Rumo aos testes em humanos
Para provar que também em humanos a PKCβII desempenha papel decisivo no agravamento da insuficiência cardíaca, os pesquisadores avaliaram amostras de biópsia cardíacas de portadores desse problema.
"A relação foi clara: quanto mais altos eram os níveis de PKCβII, pior era a função cardíaca dos pacientes", contou Júlio Cesar. Essa etapa da pesquisa teve a participação de Berta Napchan Boer e Max Grinberg, ambos do Instituto do Coração (Incor) da USP.
O próximo passo foi entender por que a proteína PKCβII é deletéria ao músculo cardíaco. Para isso, os pesquisadores realizaram uma série de experimentos in vitro com a proteína isolada e com culturas de células cardíacas de ratos.
"Descobrimos que a PKCβII desregula o controle de qualidade das proteínas dentro das células cardíacas. Ela se liga ao proteassomo, um complexo intracelular que elimina as proteínas oxidadas, e impede que ele funcione adequadamente", explicou Júlio Cesar.
Para piorar, o coração com insuficiência torna-se um ambiente pró-oxidante, ou seja, no qual está favorecida a produção de radicais livres e outras substâncias tóxicas que danificam as proteínas e outras macromoléculas da célula.

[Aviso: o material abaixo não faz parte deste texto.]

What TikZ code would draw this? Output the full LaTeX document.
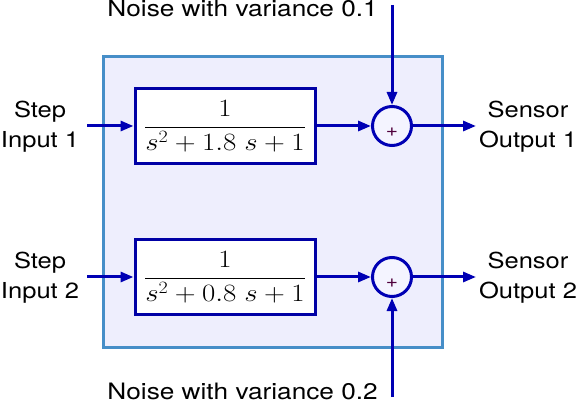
\documentclass[tikz,border=0pt]{standalone}
\usepackage{fontspec}
\setmainfont{TeX Gyre Heros}[FakeStretch=1.16]
\usepackage{graphicx}
\usetikzlibrary{arrows.meta}
\definecolor{arrowblue}{RGB}{0,0,180}
\definecolor{boxblue}{RGB}{0,0,165}
\definecolor{outerblue}{RGB}{70,142,200}
\definecolor{outerfill}{RGB}{238,238,253}
\definecolor{sumfill}{RGB}{244,244,255}
\definecolor{plusred}{RGB}{80,0,60}
\begin{document}
\begin{tikzpicture}[x=1pt,y=-1pt,
  conn/.style={draw=arrowblue,line width=3pt,-{Triangle[length=13pt,width=10pt]}},
  tfbox/.style={draw=boxblue,line width=3pt,fill=white,minimum width=180pt,minimum height=75pt,inner sep=0pt},
  sumnode/.style={circle,draw=arrowblue,line width=3pt,fill=sumfill,minimum size=39pt,inner sep=0pt},
  lbl/.style={font=\fontsize{22}{30}\selectfont,align=center,inner sep=0pt},
  noiselbl/.style={font=\fontsize{22.6}{30}\selectfont,inner sep=0pt},
  plus/.style={text=plusred,font=\fontsize{18}{18}\selectfont,inner sep=0pt}]
\useasboundingbox (0,0) rectangle (578,403);
\fill[white] (0,0) rectangle (578,403);
\node[draw=outerblue,fill=outerfill,line width=3pt,minimum width=339pt,minimum height=290pt,inner sep=0pt] (outer) at (272.5,202) {};
\node[tfbox] (tf1) at (225,126) {\fontsize{23}{27}\selectfont\scalebox{1.16}[1]{$\displaystyle\frac{1}{s^2+1.8\;s+1}$}};
\node[tfbox] (tf2) at (225,277) {\fontsize{23}{27}\selectfont\scalebox{1.16}[1]{$\displaystyle\frac{1}{s^2+0.8\;s+1}$}};
\node[sumnode] (sum1) at (392,126) {};
\node[sumnode] (sum2) at (392,277) {};
\node[plus] (p1) at (392,132.5) {+};
\node[plus] (p2) at (392,283.5) {+};
\node[lbl] (in1) at (40,127) {Step\\Input 1};
\node[lbl] (in2) at (40,278) {Step\\Input 2};
\node[lbl] (out1) at (528,127) {Sensor\\Output 1};
\node[lbl] (out2) at (528,278) {Sensor\\Output 2};
\node[noiselbl,anchor=base east] (n1) at (378,17) {Noise with variance 0.1};
\node[noiselbl,anchor=base east] (n2) at (378,399) {Noise with variance 0.2};
\coordinate (i1) at (87,126);
\coordinate (i2) at (87,277);
\coordinate (o1) at (476,126);
\coordinate (o2) at (476,277);
\coordinate (t1) at (392,5);
\coordinate (b2) at (392,397);
\draw[conn] (i1) -- (tf1.west);
\draw[conn] (i2) -- (tf2.west);
\draw[conn] (tf1.east) -- (sum1.west);
\draw[conn] (tf2.east) -- (sum2.west);
\draw[conn] (sum1.east) -- (o1);
\draw[conn] (sum2.east) -- (o2);
\draw[conn] (t1) -- (sum1.north);
\draw[conn] (b2) -- (sum2.south);
\end{tikzpicture}
\end{document}
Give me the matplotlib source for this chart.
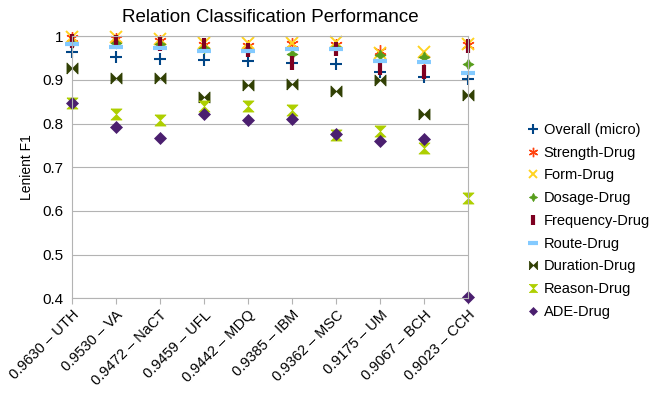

"Como há aumento na produção de proteínas oxidadas e o controle de qualidade está desregulado, elas começam a se acumular e a impedir que as células cardíacas contraiam de forma apropriada. Com o tempo, o coração vai deixando de bater adequadamente e as células começam a morrer", disse Júlio Cesar.
Nos experimentos feitos com ratos, a molécula desenvolvida se mostrou capaz de reativar o sistema de controle de qualidade nas células cardíacas. As proteínas oxidadas voltaram a ser eliminadas pelo proteassomo e o processo degenerativo foi interrompido.
Antes de testar o candidato a fármaco em seres humanos, os pesquisadores pretendem realizar outra rodada de ensaios pré-clínicos com animais de maior porte, possivelmente porcos.
"A molécula já foi bem-sucedida nos testes de toxicidade realizados em animais. Se tudo correr bem, dentro de aproximadamente sete anos saberemos com certeza se ela poderá se tornar um medicamento", afirmou Júlio Cesar.